In the weekly education page of the Monday Post, Jay Mathews wonders why all schools don’t ask students to do a senior project, something required of students in many private schools around here (including the ones his kids attended) as well as a few public schools.
Such enterprises add depth to high school — a chance for each student to explore something that intrigues him or her personally.
Why should just private schools, and a few exceptional public schools such as Wakefield, be encouraging insight through sustained effort?
Certainly project-based learning shouldn’t be confined to just a few special schools.
But is it fair to limit the idea of “adding depth” to the school curriculum, based on the interests and passions of the students themselves, to one final semester of their K12 education?
By coincidence I’ve been reading Malcolm Gladwell’s new book Outliers and today came across a phrase from a researcher he quotes that’s fits here very nicely.
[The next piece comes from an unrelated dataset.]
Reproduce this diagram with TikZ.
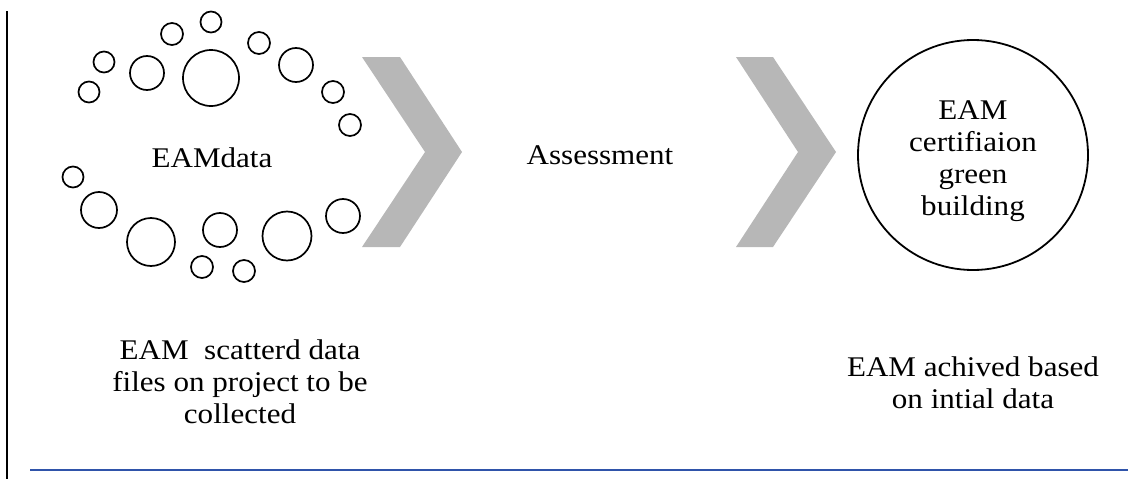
\documentclass[tikz,border=0pt]{standalone}
\usepackage{fontspec}
\setmainfont[FakeStretch=1.09]{Liberation Serif}
\definecolor{chevgray}{RGB}{183,183,183}
\definecolor{rulblue}{RGB}{47,84,170}
\begin{document}
\begin{tikzpicture}[x=1pt,y=-1pt,
  bub/.style={draw=black,line width=1.7pt,circle,inner sep=0pt},
  txt/.style={font=\fontsize{28.5}{32}\selectfont,align=center,inner sep=0pt},
  chev/.style={fill=chevgray,draw=none}]
\useasboundingbox (0,0) rectangle (1130,479);
% left rule and bottom rule
\coordinate (vt) at (6.5,11);
\coordinate (vb) at (6.5,479);
\draw[line width=2pt] (vt) -- (vb);
\coordinate (hl) at (30,470);
\coordinate (hr) at (1128,470);
\draw[rulblue,line width=1.3pt] (hl) -- (hr);
% scattered data bubbles
\node[bub,minimum size=21pt] (c1) at (211,22) {};
\node[bub,minimum size=22pt] (c2) at (172,34) {};
\node[bub,minimum size=21pt] (c3) at (104,62) {};
\node[bub,minimum size=21pt] (c4) at (89,92) {};
\node[bub,minimum size=34pt] (c5) at (147,73) {};
\node[bub,minimum size=56pt] (c6) at (211,78) {};
\node[bub,minimum size=22pt] (c7) at (259,43) {};
\node[bub,minimum size=34pt] (c8) at (296,65) {};
\node[bub,minimum size=22pt] (c9) at (333,92) {};
\node[bub,minimum size=22pt] (c10) at (350,125) {};
\node[bub,minimum size=21pt] (c11) at (73,177) {};
\node[bub,minimum size=36pt] (c12) at (99,210) {};
\node[bub,minimum size=48pt] (c13) at (151,242) {};
\node[bub,minimum size=34pt] (c14) at (220,230) {};
\node[bub,minimum size=22pt] (c15) at (202,267) {};
\node[bub,minimum size=22pt] (c16) at (244,271) {};
\node[bub,minimum size=49pt] (c17) at (287,236) {};
\node[bub,minimum size=34pt] (c18) at (343,216) {};
\node[txt] (data) at (212,157.5) {EAMdata};
% chevrons
\fill[chev] (362,57) -- (400,57) -- (462,152) -- (400,247) -- (362,247) -- (425,152) -- cycle;
\fill[chev] (736,57) -- (773,57) -- (836,152) -- (773,247) -- (736,247) -- (798,152) -- cycle;
\node[txt] (assess) at (600,155) {Assessment};
% certification circle
\node[draw=black,line width=1.8pt,circle,minimum size=230pt,inner sep=0pt] (goal) at (973,155) {};
\node[txt] (goaltxt) at (973,161.5) {EAM\\certifiaion\\green\\building};
% captions
\node[txt] (capl) at (240,382) {EAM~~scatterd data\\files on project to be\\collected};
\node[txt] (capr) at (973,383) {EAM achived based\\on intial data};
\end{tikzpicture}
\end{document}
By contrast, the working-class and poor children were characterized by “an emerging sense of distance, distrust, and constraint.” They didn’t know how to get their way, or how to “customize” – using Lareau’s wonderful term – whatever environment they were in, for their best purposes. [page 105]
Gladwell notes that one trait of the highly successful “outliers” he profiles is that they learned early in life how to “customize” their personal learning to fit their interests and passions.
It’s a process we should help every student learn from their first day in our classrooms and not wait until the last semester before graduation for just a select few.